Mon cher ange vous avez donc suivi le conseil du meilleur général qu'il y ait àprésent en Europe?
Il n'y a point de poltronerie à bien prendre son temps et à attendre que le génie de Rome suscite un autre Cesar que Drouin pour la sauver. Je me flatte d'ailleurs que des conjurez tels que vous en seront plus encouragez quand je feray des efforts pour leur fournir de meilleures armes. J'avais envoyé quelques légers changements mais ils étaient faits trop à la hâte et trop insufisans.

Je crois toujours qu'il faut rendre Aurélie un peu plus complice de Catilina. Ce ne serait pas la peine de l'avoir épousée en secret pour ne pas prendre son party. Il me semble qu'il y aura quelque nouvauté, et peutêtre quelque bauté à représenter Aurelie comme une femme qui voit le precipice, et qui s'y jette. D'ailleurs je ne peux rien changer au fonds de son rôle et de ses situations. La tragédie ne s'apelle point Aurélie. Le sujet est Rome, Ciceron, Caton, Cesar. C'est beaucoup qu'une femme parmy tous ces gens là ne soit pas une bégueule impertinente. Je sçai bien qu'en général quand le parterre et les loges voient paraître une femme on s'attend à voir une amoureuse et une confidente, des jalousies, des ruptures, des racommodemens. Aussi je ne compte pas sur un grand succez au téâtre mais peutêtre que l'appareil de la scène, le fracas de téâtre qui règne dans cet ouvrage, les rôles de Ciceron, de Catilina, de Cesar, pouront frapper pendant quelques représentations, après quoy on jugera à l'impression entre cet ouvrage et les vers allobroges imprimez au Louvre.

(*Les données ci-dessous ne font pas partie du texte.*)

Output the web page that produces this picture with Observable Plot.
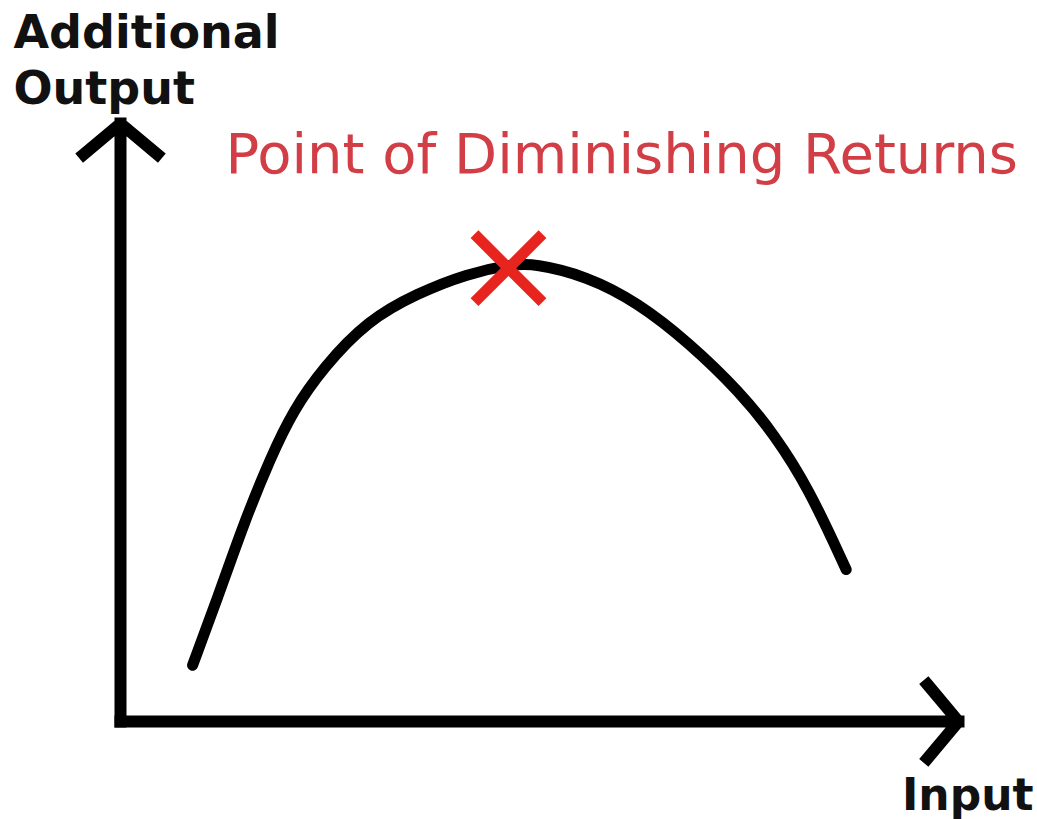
<!DOCTYPE html>
<html>
<head>
<meta charset="utf-8">
<script src="https://cdn.jsdelivr.net/npm/d3@7"></script>
<script src="https://cdn.jsdelivr.net/npm/@observablehq/plot@0.6"></script>
<style>
  html, body { margin: 0; padding: 0; background: #fff; }
  #chart svg { display: block; }
</style>
</head>
<body>
<div id="chart"></div>
<script>
// Curve: additional output as input grows
const inputValues  = [0.86, 1.16, 1.47, 1.79, 2.06, 2.42, 2.95, 3.54, 4.14, 4.65, 4.94, 5.56, 6.17, 6.78, 7.40, 7.80, 8.21, 8.66];
const outputValues = [0.94, 2.07, 3.31, 4.41, 5.20, 5.92, 6.71, 7.16, 7.49, 7.64, 7.66, 7.45, 7.01, 6.34, 5.50, 4.80, 3.91, 2.54];

// Point of diminishing returns
const peakInput = [4.63];
const peakOutput = [7.58];

// Axes (arrows)
const axisFromX = [0, 0];
const axisFromY = [0, 0];
const axisToX = [0, 10];
const axisToY = [10, 0];

// Texts
const yLabel = "Additional\nOutput";
const xLabel = "Input";
const peakLabel = "Point of Diminishing Returns";

const curve = inputValues.map((x, i) => ({x, y: outputValues[i]}));
const peak = peakInput.map((x, i) => ({x, y: peakOutput[i]}));
const axes = axisFromX.map((x1, i) => ({x1, y1: axisFromY[i], x2: axisToX[i], y2: axisToY[i]}));

const chart = Plot.plot({
  width: 1037,
  height: 819,
  marginLeft: 120,
  marginRight: 79,
  marginTop: 123,
  marginBottom: 98,
  x: {domain: [0, 10], axis: null},
  y: {domain: [0, 10], axis: null},
  style: {background: "#fff", fontFamily: "DejaVu Sans"},
  marks: [
    Plot.arrow(axes, {
      x1: "x1", y1: "y1", x2: "x2", y2: "y2",
      stroke: "#000", strokeWidth: 12, headLength: 6, headAngle: 100,
      strokeLinecap: "square", strokeLinejoin: "miter"
    }),
    Plot.line(curve, {x: "x", y: "y", curve: "basis", stroke: "#000", strokeWidth: 11, strokeLinecap: "round"}),
    Plot.dot(peak, {x: "x", y: "y", symbol: "times", r: 31, stroke: "#e8241e", strokeWidth: 11}),
    Plot.text([yLabel], {
      text: d => d, frameAnchor: "top-left", dx: -107, dy: -20,
      textAnchor: "start", lineAnchor: "bottom", lineHeight: 1.2,
      fontFamily: "DejaVu Sans", fontWeight: "bold", fontSize: 46, fill: "#111"
    }),
    Plot.text([peakLabel], {
      text: d => d, frameAnchor: "top-left", dx: 105, dy: 49,
      textAnchor: "start", lineAnchor: "bottom",
      fontFamily: "DejaVu Sans", fontSize: 56, fill: "#d23e46"
    }),
    Plot.text([xLabel], {
      text: d => d, frameAnchor: "bottom-right", dx: 75, dy: 88,
      textAnchor: "end", lineAnchor: "bottom",
      fontFamily: "DejaVu Sans", fontWeight: "bold", fontSize: 44, fill: "#111"
    })
  ]
});
document.getElementById("chart").appendChild(chart);
</script>
</body>
</html>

On m'a fait des objections dont quelques unes sont annoncées et réfutées par votre lettre. Je me rends avec plus de docilité que personne aux bonnes critiques, mais les mauvaises ne m'épouvantent pas.

Je crois qu'au quatrième acte avant qu'Aurélie arrive, on peut augmenter encore la chaleur de la contestation sans faire sortir Cesar de son caractère, et donner une espèce de triomphe à Catilina afin que L'arrivée d'Aurélie produise un plus grand coup de téâtre, mais il faut que ce débat soit court et vif. On m'a cité bien mal àpropos la délibération de la scène d'Auguste avec Cinna et Maxime. Les cas sont bien différents, et le goust consiste à mettre les choses à leur place.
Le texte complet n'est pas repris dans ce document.